Dean of Students Joseph Greenwell, widely known as Joey, has been a ubiquitous figure around campus since his arrival eight years ago. A Kentucky native with a B.A. in music and a master’s in education from Vanderbilt University, he talks about student life.

 

Photo of Joey Greenwell in front of the Humanities building

 

Describe your job in the simplest terms.

I’m an advocate for students. I want to make sure that the student voice is heard throughout the University.


What inspired you to work in higher education and focus on student life?

As a student at Vanderbilt, I was involved in the orientation program, and I got to meet incoming students. I loved that interaction.


What struck you about the students at SF State when you first arrived?

Our students come from such diverse backgrounds and perspectives. We’re a microcosm of the world. It’s a place where there’s civil discourse, where students’ beliefs can be challenged, and people are able to have dialogues on world issues.


How has the student population changed in recent years?
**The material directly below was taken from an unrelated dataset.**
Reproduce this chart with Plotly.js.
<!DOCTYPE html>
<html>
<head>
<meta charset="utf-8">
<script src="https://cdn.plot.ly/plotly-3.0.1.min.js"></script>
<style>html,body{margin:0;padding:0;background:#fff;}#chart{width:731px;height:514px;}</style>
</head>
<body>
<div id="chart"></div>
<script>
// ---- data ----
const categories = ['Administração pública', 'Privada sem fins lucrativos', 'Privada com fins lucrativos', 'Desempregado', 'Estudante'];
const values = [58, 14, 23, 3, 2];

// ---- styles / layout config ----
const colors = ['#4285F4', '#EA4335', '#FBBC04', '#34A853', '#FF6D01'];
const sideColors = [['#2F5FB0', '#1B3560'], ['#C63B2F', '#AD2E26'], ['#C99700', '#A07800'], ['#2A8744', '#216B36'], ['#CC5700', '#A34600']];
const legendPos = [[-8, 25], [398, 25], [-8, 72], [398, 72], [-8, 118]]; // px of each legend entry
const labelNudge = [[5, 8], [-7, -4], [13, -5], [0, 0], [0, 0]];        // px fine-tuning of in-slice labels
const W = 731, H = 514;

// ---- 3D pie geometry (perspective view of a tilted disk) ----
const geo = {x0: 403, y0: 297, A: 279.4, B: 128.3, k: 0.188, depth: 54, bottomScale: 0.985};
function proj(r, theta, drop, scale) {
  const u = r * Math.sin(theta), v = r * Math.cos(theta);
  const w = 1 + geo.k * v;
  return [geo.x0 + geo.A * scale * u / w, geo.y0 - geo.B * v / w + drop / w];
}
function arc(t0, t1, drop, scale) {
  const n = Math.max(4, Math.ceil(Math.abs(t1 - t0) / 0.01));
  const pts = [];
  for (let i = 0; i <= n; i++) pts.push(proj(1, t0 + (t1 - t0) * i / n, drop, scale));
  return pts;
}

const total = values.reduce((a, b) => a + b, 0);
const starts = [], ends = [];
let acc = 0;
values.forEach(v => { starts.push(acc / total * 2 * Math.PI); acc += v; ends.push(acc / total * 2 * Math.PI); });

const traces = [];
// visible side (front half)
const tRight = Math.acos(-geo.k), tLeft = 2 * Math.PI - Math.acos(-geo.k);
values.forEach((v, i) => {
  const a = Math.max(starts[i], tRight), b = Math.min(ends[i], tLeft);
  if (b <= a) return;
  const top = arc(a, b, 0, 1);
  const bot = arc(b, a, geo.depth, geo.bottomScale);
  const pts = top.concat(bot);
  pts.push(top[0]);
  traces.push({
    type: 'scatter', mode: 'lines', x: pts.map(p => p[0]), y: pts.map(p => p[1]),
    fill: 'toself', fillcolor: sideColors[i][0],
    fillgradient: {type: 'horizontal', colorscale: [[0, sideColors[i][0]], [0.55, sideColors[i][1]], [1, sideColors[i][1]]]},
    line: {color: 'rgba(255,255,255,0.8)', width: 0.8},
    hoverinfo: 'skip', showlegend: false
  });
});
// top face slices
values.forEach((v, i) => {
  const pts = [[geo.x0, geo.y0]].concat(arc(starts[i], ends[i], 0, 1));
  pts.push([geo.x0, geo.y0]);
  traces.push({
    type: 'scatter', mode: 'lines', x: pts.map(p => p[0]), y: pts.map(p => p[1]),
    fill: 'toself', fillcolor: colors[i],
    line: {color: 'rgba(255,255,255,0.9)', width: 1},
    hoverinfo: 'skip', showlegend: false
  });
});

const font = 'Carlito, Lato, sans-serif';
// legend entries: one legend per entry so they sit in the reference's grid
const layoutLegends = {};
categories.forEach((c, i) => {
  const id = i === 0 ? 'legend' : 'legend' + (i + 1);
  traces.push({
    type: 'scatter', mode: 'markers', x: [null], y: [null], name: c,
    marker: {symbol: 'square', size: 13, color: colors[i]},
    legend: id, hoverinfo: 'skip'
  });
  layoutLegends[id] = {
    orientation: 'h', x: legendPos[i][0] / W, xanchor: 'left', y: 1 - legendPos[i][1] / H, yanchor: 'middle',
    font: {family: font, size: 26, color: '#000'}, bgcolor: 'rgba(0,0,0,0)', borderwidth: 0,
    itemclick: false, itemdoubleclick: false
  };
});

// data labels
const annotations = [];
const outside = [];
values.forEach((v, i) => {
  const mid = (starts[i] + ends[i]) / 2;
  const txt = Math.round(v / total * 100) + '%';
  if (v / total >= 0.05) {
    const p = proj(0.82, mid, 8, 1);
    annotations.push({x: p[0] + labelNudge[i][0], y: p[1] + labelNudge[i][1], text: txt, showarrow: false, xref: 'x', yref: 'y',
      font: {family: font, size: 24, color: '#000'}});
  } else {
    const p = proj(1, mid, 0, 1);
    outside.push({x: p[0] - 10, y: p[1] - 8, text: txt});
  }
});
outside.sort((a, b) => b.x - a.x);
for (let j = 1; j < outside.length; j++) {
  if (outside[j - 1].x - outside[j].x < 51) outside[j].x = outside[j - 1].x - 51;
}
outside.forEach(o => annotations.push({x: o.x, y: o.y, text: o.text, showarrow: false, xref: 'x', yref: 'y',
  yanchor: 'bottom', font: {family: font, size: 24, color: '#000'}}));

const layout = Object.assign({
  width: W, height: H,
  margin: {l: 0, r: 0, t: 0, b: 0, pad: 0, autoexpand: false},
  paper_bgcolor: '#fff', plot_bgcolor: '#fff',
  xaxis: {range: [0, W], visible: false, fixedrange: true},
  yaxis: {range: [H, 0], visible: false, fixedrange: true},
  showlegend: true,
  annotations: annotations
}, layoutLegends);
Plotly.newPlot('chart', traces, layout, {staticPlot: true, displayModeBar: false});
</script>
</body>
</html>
About half the incoming students are from outside the Bay Area, so we have students on campus 24/7, which is pretty new. The average age is a little bit younger, and the expectation of what the college experience will be like is different than it was eight years ago. Many students are looking for the traditional college experience. They want to be more engaged in campus life.


Do you see more school spirit these days?
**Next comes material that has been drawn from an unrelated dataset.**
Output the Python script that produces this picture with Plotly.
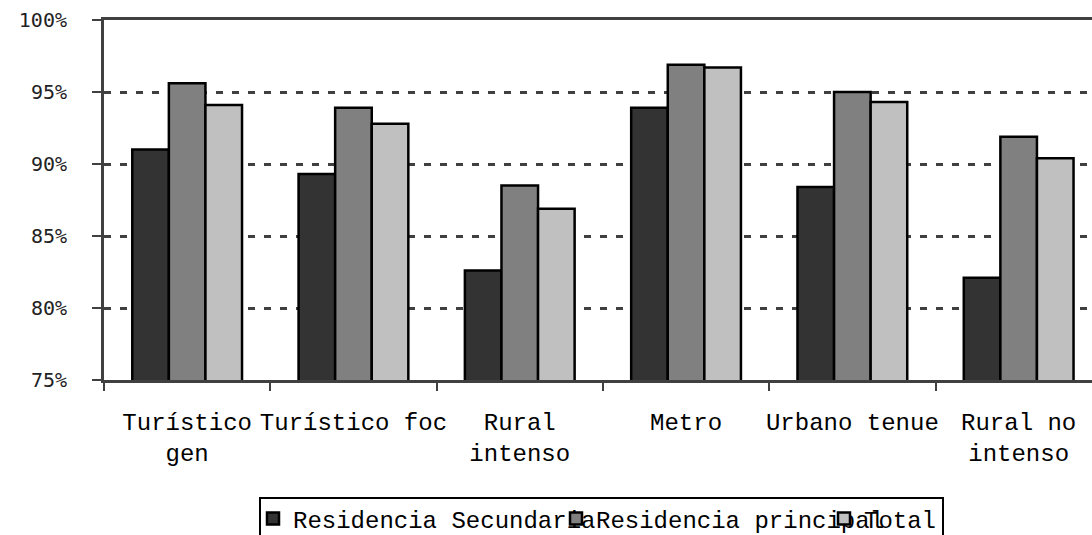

Over the last two or three years, I’ve seen increased student spirit, more students wearing their SF State gear on campus, and we hope it continues to grow.


What have you done at SF State that makes you proud?

I’m proud we have enhanced the student experience, creating Welcome Days, new student events, resources and venues.


In general, what are students most concerned with these days?

The time frame for graduation is a concern. Students want to come in, get their degree and move on to their career.


How do you help students facing challenges to stay at SF State and graduate?

Students come to me and other staff with a variety of concerns. Some might be having a hard time — they’re stressed or lonely and need someone to talk to, so we refer them to counseling. Or a student might not understand the financial aid process, so we have them talk to a financial aid counselor. We try to help them get connected on campus so they have a support network of peers.


What’s the most rewarding part of your job?

I can make a positive impact on students’ lives. That’s what gets me up in the morning.


And the most challenging thing about being dean of students?

Our students have a lot going on in their lives. I listen to their stories, some of which are pretty deep. It allows me to understand what’s going on in the student’s life — and help the student understand it as well — and help get them the appropriate resources on campus. That’s challenging and rewarding.